This year marks the 30th anniversary of St. Ann's Hospital's opening in Westerville in 1984.
And while leaders of today's Mount Carmel St. Ann's celebrate three decades in the community, the hospital also is finishing its five-year, $120 million expansion. The focal point of the expansion is two new cardiovascular operating rooms that, for the first time, will allow St. Ann's to perform open-heart surgeries at its Cleveland Avenue campus.
As of today, May 15, the new operating rooms are accepting patients, opening Westerville's first and only location for open-heart procedures.
But while the debut of the wing focusing on heart care will be new for the community and the hospital, it won't be a new experience for the veteran team of doctors assembled to work in the unit.
The team will be made up of experts who have been working together for as long as a decade, and St. Ann's President and COO Janet Meeks said the transition will be a smooth one, because there will be no uncertainty from the clinicians involved.

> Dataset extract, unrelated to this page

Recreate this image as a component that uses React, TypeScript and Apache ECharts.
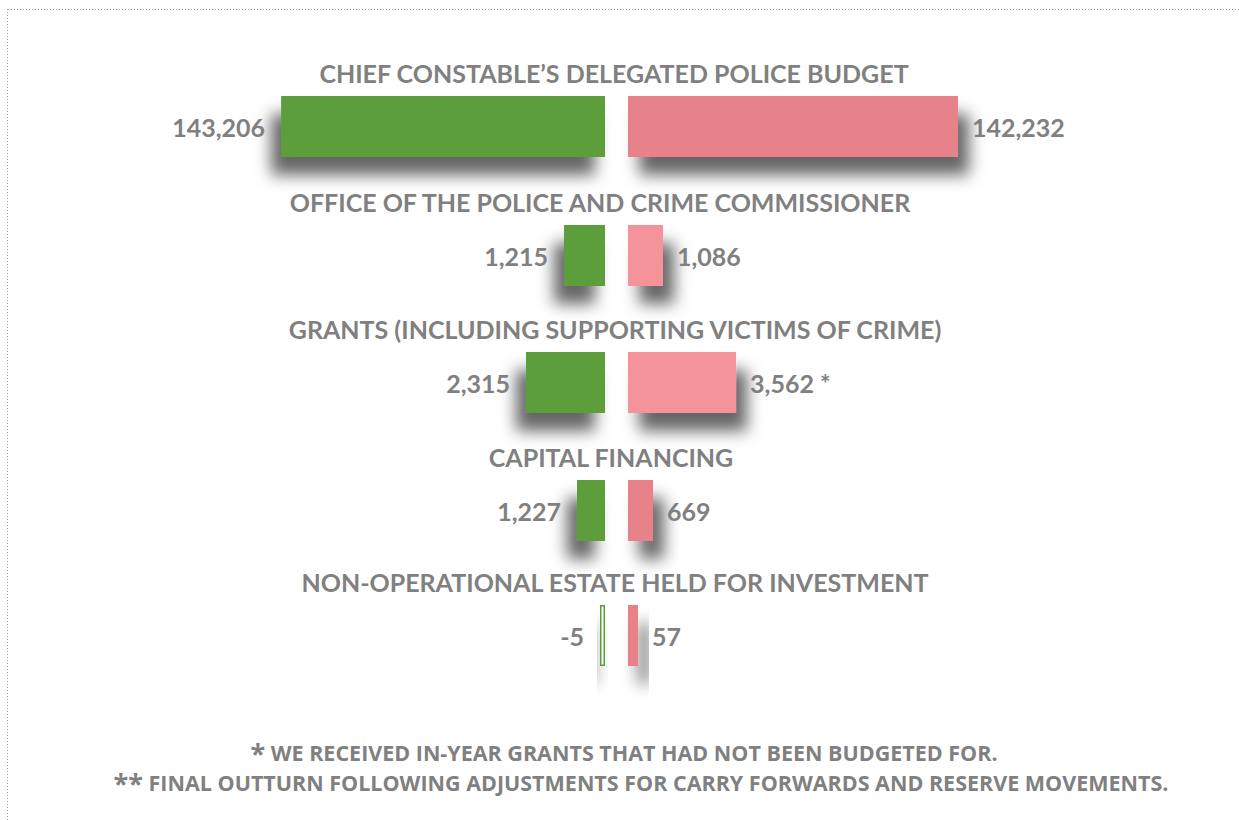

"These are seasoned medical professionals who go where the patient is," she said. "We'll always have an experienced team at the patient's bedside. ... You can't bring in the latest, state-of-the-art technology without making an investment in the best clinicians."
That "latest and greatest" equipment is part of what makes the rooms unique, she said.
Each has several flat-screen televisions, including a 55-inch screen in the standard cardiovascular room and a 60-inch screen in the hybrid endovascular suite that features X-ray technology.
And while multiple televisions at every angle may seem excessive, Open Heart Services System Director Jill Snyder said it makes a huge difference for the doctors. Information and images from the surgery can be moved around onto each screen, effectively giving clinicians a heads-up display.
"If you're not looking at where your hands are, that's a problem," she said. "We don't want them to have to turn their heads."
The doctors specifically chosen for the cardiovascular operations are part of a team that works in Mount Carmel's other hospitals throughout central Ohio. And while they have had plenty of work together in the past, there have also been extensive "dry runs" before any actual operations are done at St. Ann's.
Simulations based out of Mount Carmel West allowed the doctors to practice different "clinical events" and adjust to moving the patient throughout St. Ann's, eliminating any acclimation period they may need to know their way around.
"Doctors have told us, 'It doesn't matter what walls I'm in, as long as I'm with the same team and the same equipment,' " Meeks said.
The result, Snyder said, is a seamless transition that will make patient care the priority.
"The collaboration with the St. Ann's team has been just amazing all around," she said.
Meeks said the hospital's massive expansion comes in the logical progression of St. Ann's from community hospital to a destination for those seeking care from around the area.
"A lot of the reason that we have this expansion is because we really have become a regional health center," she said.
The expansion was the most expensive in Mount Carmel's history, and gave St. Ann's about a third more square footage. The project featured a new patient tower with 60 new beds, a new cath lab, a non-invasive cardiology suite, Westerville's only parking garage and the hospital's Bryden Bistro, named after St. Ann's original address on Bryden Road.
With all of the improvements, the hospital made a commitment to getting input from its clinicians. And even in the patient rooms, which have been streamlined for comfort and a quiet atmosphere, nurses who deal with patients every day had the most input.
"Nobody knows better than the caregiver at the bedside how to give the patient safe and great care," Meeks said. "As a result of that, we have 60 rooms that all our clinicians love."
The attention to detail of the expansion has made for a more upbeat environment in the hospital, and Meeks said it's an exciting time to be at Mount Carmel St. Ann's.
"Over the course of a 30-year health-care career, you don't get to be a part of things like this very often," she said.